I tried Pizza Hut’s Chicago tavern-style pizza and it's exactly what you’d expect

Tavern-style enthusiasts may be disappointed with the chain’s latest offering.

Isaiah Reynolds
Written by
Isaiah Reynolds
Assistant Editor
Pizza Hut's tavern-style pizza
Photograph: Isaiah Reynolds for Time Out

One of America’s largest pizza chains has just added a new item to its permanent menu that's sure to be controversial with locals—Chicago tavern-style pizza.

Pizza Hut, also known as “The Hut,” has rolled out a new tavern-style thin crust alongside four new topping variations: pesto margherita, ultimate tavern, spicy chicken sausage and double pepperoni. Diners will also be able to create their own combinations with eight new permanent ingredients: spicy marinara sauce, pesto sauce swirl, chicken sausage, fresh diced garlic, grape tomatoes, caramelized onions, fire roasted peppers and crispy cupped pepperoni.

As a Chicagoan, I understand my birthright to classic, tavern-style pizza and decided to try it myself.

What’s the deal with tavern-style pizza?

While the city may have built its global reputation around the hearty behemoth that is deep dish pizza, the tradition of thin crust, tavern-style pies is generally more preferred by Chicagoans.

Unlike our neighbors on the East Coast, pizza as a culinary staple did not catch on in Chicago until the post-Prohibition 1940s. Essentially, local taverns used pizza as the perfect accompaniment to alcohol—not needing plates, the pizza was cut into small squares to fit neatly on a paper napkin and enticed patrons to stay (and drink) longer.

Chicagoans also adopted hand-rolling out pizza dough unlike the traditionalists of New York, who preferred theirs tossed, according to Chicago Magazine. Machine sheeters eventually proved to be more efficient than hand-rolling and produced a thinner pizza dough.

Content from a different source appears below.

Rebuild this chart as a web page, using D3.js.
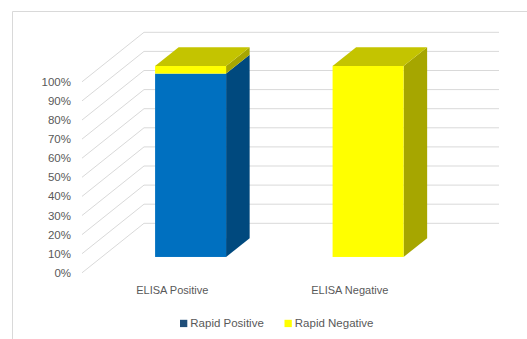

Since then, tavern-style, which is much slimmer, lighter and crisper than its counterparts, has been a beloved favorite of Chicago’s culinary cuisine.

How does Pizza Hut's tavern-style pizza taste?

I placed my order on a Saturday night for a large tavern-style pizza with classic marinara sauce, cheese, pepperoni and pineapple. I kept my expectations in check but still held out hope that somehow, someway the national pizza chain had struck gold in replicating the intricacies of Chicago tavern-style pizza. 

At first glance, the pie was overwhelmingly dry with a questionable amount of sprinkled oregano. Any remnants of cheese that would usually hold each slice together had dried up, leaving multiple pieces to slide across the cardboard box. Personally, I'm accustomed to the glimmering pools of oil gathering in each pepperoni slice, shimmering as the pizza box is opened until one gets a napkin to sop up the excess. I understand that might not be everyone's preference, so I pushed my bias aside and still held onto whatever optimism was left as I embarked on the first bite.

The star of the show should be the actual pizza crust when it comes to tavern-style. Purists are looking for an audible crunch and layer of dough able to withstand an abundance of toppings without getting too soggy.

What I was met with was a hardened, arguably stale flatbread pizza crust with more chew than crunch. It was reminiscent of an unleavened bread collapsing against the weight of the few toppings it was expected to withstand.

Determined to give this taste test a fair shot, I even threw a slice into the microwave for about 20 seconds to make it perhaps a bit more edible. Unfortunately, this made the dough even more chewy, with only a slight improvement to the cheese flavor. 

Upon first bite, a taste-testing friend immediately shrieked and retched. Dramatics aside, the drab flavors combined with the generally unpleasant dough texture made for a disappointing pizza experience.

The hope I once had for my first positive Pizza Hut experience has faded. To the curious Chicagoans, fight the urge of exploration and stick to the best pizzerias in town. And to the inquisitive out-of-towners, let not this interesting endeavor from “The Hut” deceive you of the greatness that is true Chicago tavern-style pizza.